>> START

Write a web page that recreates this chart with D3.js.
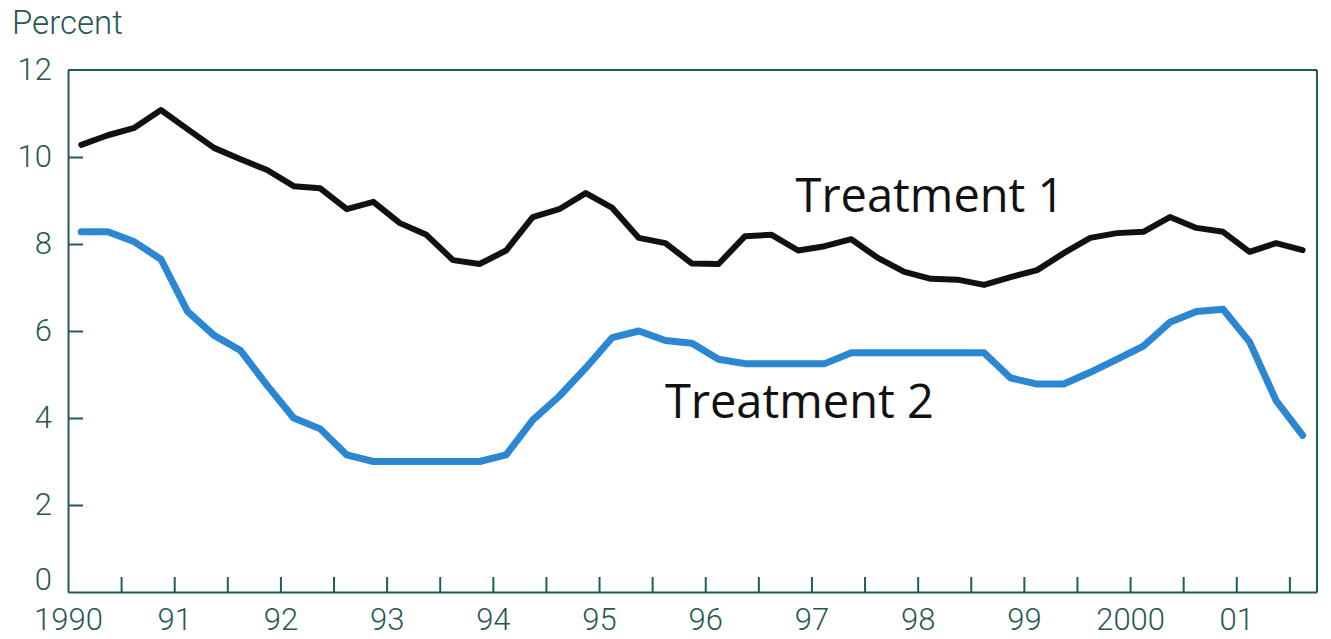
<!DOCTYPE html>
<html>
<head>
<meta charset="utf-8">
<script src="https://cdnjs.cloudflare.com/ajax/libs/d3/7.8.5/d3.min.js"></script>
<style>
    body { margin: 0; background: #fff; }
    svg { display: block; }
    .axis text { font-family: Roboto, "Liberation Sans", sans-serif; font-weight: 300; fill: #2a5754; }
    .axis line, .axis path { stroke: #1e5c5a; stroke-width: 2; }
    .series-label { font-family: "Open Sans", "Noto Sans", sans-serif; font-size: 47px; fill: #111; }
</style>
</head>
<body>
<svg id="chart" width="1331" height="639"></svg>
<script>
// quarterly observations, plotted at mid-quarter (1990Q1 .. 2001Q3)
const quarters = d3.range(47).map(i => 1990.125 + i * 0.25);

const treatment1 = [
    10.28, 10.50, 10.67, 11.08,
    10.64, 10.21, 9.95, 9.70,
    9.33, 9.28, 8.80, 8.97,
    8.48, 8.21, 7.63, 7.54,
    7.85, 8.62, 8.80, 9.17,
    8.83, 8.14, 8.02, 7.55,
    7.54, 8.18, 8.21, 7.85,
    7.95, 8.11, 7.68, 7.36,
    7.20, 7.18, 7.06, 7.24,
    7.40, 7.79, 8.14, 8.25,
    8.28, 8.62, 8.37, 8.28,
    7.82, 8.02, 7.86
];

const treatment2 = [
    8.28, 8.28, 8.05, 7.65,
    6.45, 5.90, 5.55, 4.75,
    4.00, 3.75, 3.15, 3.00,
    3.00, 3.00, 3.00, 3.00,
    3.15, 3.95, 4.50, 5.15,
    5.85, 6.00, 5.78, 5.72,
    5.35, 5.25, 5.25, 5.25,
    5.25, 5.50, 5.50, 5.50,
    5.50, 5.50, 5.50, 4.92,
    4.78, 4.78, 5.05, 5.35,
    5.65, 6.20, 6.45, 6.50,
    5.75, 4.40, 3.60
];

const yTicks = [0, 2, 4, 6, 8, 10, 12];
const xTicks = d3.range(1990, 2002, 0.5);
const yearLabel = t => (t === 1990 || t === 2000) ? String(t) : String(t % 100).padStart(2, '0');

const svg = d3.select('#chart');
const x = d3.scaleLinear().domain([1990, 2001.76]).range([68, 1317]);
const y = d3.scaleLinear().domain([0, 12]).range([592, 70]);

// frame: top and right edges
svg.append('line').attr('x1', x(1990)).attr('x2', x(2001.76)).attr('y1', y(12)).attr('y2', y(12))
    .attr('stroke', '#1e5c5a').attr('stroke-width', 2);
svg.append('line').attr('x1', x(2001.76)).attr('x2', x(2001.76)).attr('y1', y(12)).attr('y2', y(0))
    .attr('stroke', '#1e5c5a').attr('stroke-width', 2);

const yAxis = svg.append('g').attr('class', 'axis')
    .attr('transform', `translate(${x(1990)},0)`)
    .call(d3.axisLeft(y).tickValues(yTicks).tickSizeInner(-15).tickSizeOuter(0).tickPadding(16));
yAxis.selectAll('text').attr('font-size', 31);
yAxis.selectAll('.tick line').filter(d => d === 0 || d === 12).remove();
yAxis.selectAll('.tick text').filter(d => d === 0).attr('dy', '-0.08em');

const xAxis = svg.append('g').attr('class', 'axis')
    .attr('transform', `translate(0,${y(0)})`)
    .call(d3.axisBottom(x).tickValues(xTicks).tickSizeInner(-15).tickSizeOuter(0).tickPadding(16)
        .tickFormat(t => Number.isInteger(t) ? yearLabel(t) : ''));
xAxis.selectAll('text').attr('font-size', 31);
xAxis.selectAll('.tick line').filter(d => d === 1990).remove();

svg.append('text').attr('x', 12).attr('y', 34)
    .attr('font-family', 'Roboto, "Liberation Sans", sans-serif').attr('font-weight', 300)
    .attr('font-size', 33).attr('fill', '#2a5754').text('Percent');

const line = d3.line().x((d, i) => x(quarters[i])).y(d => y(d));

svg.append('path').datum(treatment2).attr('d', line)
    .attr('fill', 'none').attr('stroke', '#2b87d1').attr('stroke-width', 7)
    .attr('stroke-linejoin', 'round').attr('stroke-linecap', 'round');

svg.append('path').datum(treatment1).attr('d', line)
    .attr('fill', 'none').attr('stroke', '#111').attr('stroke-width', 6)
    .attr('stroke-linejoin', 'round').attr('stroke-linecap', 'round');

svg.append('text').attr('class', 'series-label')
    .attr('x', x(1996.85)).attr('y', y(8.74)).text('Treatment 1');
svg.append('text').attr('class', 'series-label')
    .attr('x', x(1995.62)).attr('y', y(4.0)).text('Treatment 2');
</script>
</body>
</html>
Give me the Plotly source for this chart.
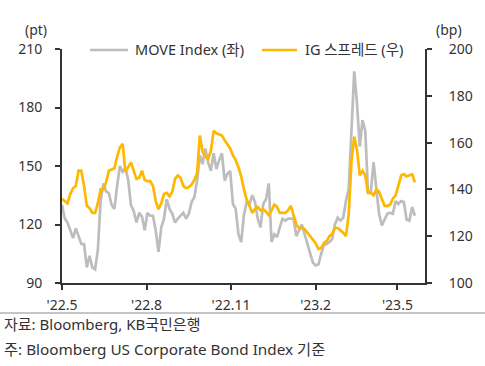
import pandas as pd
import plotly.graph_objects as go

# ---------------- data ----------------
start_date = "2022-05-01"
sample_step = "3D"   # one reading every 3 calendar days

move_index = [
    130, 123, 121, 117, 113, 118, 114, 110, 110, 98,
    104, 98, 97, 107, 132, 141, 137, 136, 130, 128,
    140, 150, 147, 149, 143, 130, 127, 121, 126, 124,
    117, 126, 124.5, 124.5, 117, 106, 118.5, 123, 133, 128,
    125.5, 121, 123, 124.5, 126, 123, 125.5, 131.5, 134, 142.5,
    155.5, 151, 159, 152, 147.5, 156.5, 148.5, 153, 156.5, 142.5,
    146, 147.5, 130.5, 128, 115, 111, 125, 131.5, 130.5, 135,
    131.5, 123, 118.5, 130.5, 133, 141, 111, 115, 113.5, 118.5,
    123, 122, 123, 123, 123, 114, 117, 120, 115, 110,
    105.5, 100.5, 99, 99.5, 105, 109.5, 110, 111, 112.5, 120,
    123.5, 122, 123.5, 132, 138, 172.5, 198.5, 182, 160, 173.5,
    168, 136.5, 136.5, 152, 139, 125.5, 119.5, 122.5, 125.5, 126,
    125.5, 132, 130.5, 132, 131.5, 122.5, 122, 129, 124.5,
]

ig_spread = [
    136, 135, 134, 138, 140.5, 141.5, 148, 148, 141.5, 133,
    132, 130, 130, 134, 140, 140, 143, 148, 148.5, 149,
    154, 158, 159.5, 147.5, 149.5, 151.5, 148, 144.5, 145, 148,
    144, 143.5, 143.5, 141.5, 135, 131.5, 134, 138, 138.5, 137,
    139, 144.5, 146, 145, 141.5, 140.5, 141, 142, 144, 147,
    163, 156, 154, 153, 156.5, 165, 164, 163.5, 163, 161,
    159, 157.5, 154.5, 152.5, 149.5, 145.5, 140, 135.5, 133, 130,
    131.5, 132.5, 131, 131.5, 130.5, 129, 131, 133.5, 132.5, 130,
    130, 130, 131, 133, 129, 125, 123.5, 123.5, 123, 121.5,
    119.5, 118, 117, 114.5, 115, 117, 118, 120, 121, 123.5,
    123.5, 122.5, 121.5, 120, 129.5, 152, 162.5, 157, 146, 148,
    146, 138.5, 138.5, 137.5, 140, 139, 135.5, 133, 133, 133.5,
    136, 137.5, 141.5, 146, 146.5, 145.5, 146, 146.5, 143,
]

series_names = ["MOVE Index (좌)", "IG 스프레드 (우)"]

x_range = ["2022-05-01", "2023-05-31"]
x_tick_vals = ["2022-05-01", "2022-08-01", "2022-11-01", "2023-02-01", "2023-05-01"]
x_tick_text = ["'22.5", "'22.8", "'22.11", "'23.2", "'23.5"]

left_range = [90, 210]
left_ticks = [90, 120, 150, 180, 210]
right_range = [100, 200]
right_ticks = [100, 120, 140, 160, 180, 200]

left_unit = "(pt)"
right_unit = "(bp)"
source_text = "자료: Bloomberg, KB국민은행"
note_text = "주: Bloomberg US Corporate Bond Index 기준"

# ---------------- figure ----------------
W, H = 485, 366
ML, MR, MT, MB = 62, 60, 49, 83
PW, PH = W - ML - MR, H - MT - MB

def px_x(px):
    return (px - ML) / PW

def px_y(py):
    return (H - MB - py) / PH

FONT = "Noto Sans, Noto Sans CJK KR, sans-serif"
TXT = "#333333"
AX = "#333333"
GRAY = "#BDBDBD"
GOLD = "#FFB800"
colors = [GRAY, GOLD]
LW = 2.7

dates = pd.date_range(start_date, periods=len(move_index), freq=sample_step)

fig = go.Figure()
fig.add_trace(go.Scatter(
    x=dates, y=move_index, name=series_names[0], mode="lines",
    line=dict(color=colors[0], width=LW), yaxis="y", showlegend=False,
))
fig.add_trace(go.Scatter(
    x=dates, y=ig_spread, name=series_names[1], mode="lines",
    line=dict(color=colors[1], width=LW), yaxis="y2", showlegend=False,
))

axis_common = dict(
    showline=True, linecolor=AX, linewidth=2,
    ticks="outside", ticklen=5, tickwidth=1.5, tickcolor=AX,
    showgrid=False, zeroline=False,
    tickfont=dict(family=FONT, size=14, color=TXT),
)

# legend drawn at the reference's spots: (line start, line end, text start)
legend_spots = [(90, 128, 133), (262, 297, 303)]
LEG_Y = 50
shapes = [dict(
    type="line", xref="paper", yref="paper",
    x0=px_x(0), x1=px_x(W), y0=px_y(313), y1=px_y(313),
    line=dict(color="#8C8C8C", width=1),
)]
annotations = [
    dict(text=left_unit, xref="paper", yref="paper", x=px_x(36), y=px_y(29),
         xanchor="center", yanchor="middle", showarrow=False,
         font=dict(family=FONT, size=14, color=TXT)),
    dict(text=right_unit, xref="paper", yref="paper", x=px_x(449), y=px_y(29),
         xanchor="center", yanchor="middle", showarrow=False,
         font=dict(family=FONT, size=14, color=TXT)),
    dict(text=source_text, xref="paper", yref="paper", x=px_x(2), y=px_y(324),
         xanchor="left", yanchor="middle", showarrow=False,
         font=dict(family=FONT, size=15, color=TXT)),
    dict(text=note_text, xref="paper", yref="paper", x=px_x(2), y=px_y(349),
         xanchor="left", yanchor="middle", showarrow=False,
         font=dict(family=FONT, size=15.3, color=TXT)),
]
for (l0, l1, t0), name, col in zip(legend_spots, series_names, colors):
    shapes.append(dict(type="line", xref="paper", yref="paper",
                       x0=px_x(l0), x1=px_x(l1), y0=px_y(LEG_Y), y1=px_y(LEG_Y),
                       line=dict(color=col, width=LW)))
    annotations.append(dict(text=name, xref="paper", yref="paper",
                            x=px_x(t0), y=px_y(LEG_Y - 1), xanchor="left",
                            yanchor="middle", showarrow=False,
                            font=dict(family=FONT, size=14.5, color=TXT)))

fig.update_layout(
    width=W, height=H,
    margin=dict(l=ML, r=MR, t=MT, b=MB),
    paper_bgcolor="white", plot_bgcolor="white",
    font=dict(family=FONT, size=13, color=TXT),
    showlegend=False,
    xaxis=dict(
        type="date", range=x_range, tickvals=x_tick_vals, ticktext=x_tick_text,
        ticklabelstandoff=3, **axis_common,
    ),
    yaxis=dict(
        range=left_range, tickvals=left_ticks, ticklabelstandoff=10,
        **axis_common,
    ),
    yaxis2=dict(
        range=right_range, tickvals=right_ticks, overlaying="y", side="right",
        anchor="x", ticklabelstandoff=14, **axis_common,
    ),
    shapes=shapes,
    annotations=annotations,
)

fig.write_html("out.html", config={"displayModeBar": False},
               post_script="document.body.style.margin='0px';")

>> END

What you are asked to do: Without any pictures, reproduce the lines from the first one in the material through the line that has "const quarters = d3.range(47).map(i", exactly as they appear.

Task output:
Write a web page that recreates this chart with D3.js.
<!DOCTYPE html>
<html>
<head>
<meta charset="utf-8">
<script src="https://cdnjs.cloudflare.com/ajax/libs/d3/7.8.5/d3.min.js"></script>
<style>
    body { margin: 0; background: #fff; }
    svg { display: block; }
    .axis text { font-family: Roboto, "Liberation Sans", sans-serif; font-weight: 300; fill: #2a5754; }
    .axis line, .axis path { stroke: #1e5c5a; stroke-width: 2; }
    .series-label { font-family: "Open Sans", "Noto Sans", sans-serif; font-size: 47px; fill: #111; }
</style>
</head>
<body>
<svg id="chart" width="1331" height="639"></svg>
<script>
// quarterly observations, plotted at mid-quarter (1990Q1 .. 2001Q3)
const quarters = d3.range(47).map(i => 1990.125 + i * 0.25);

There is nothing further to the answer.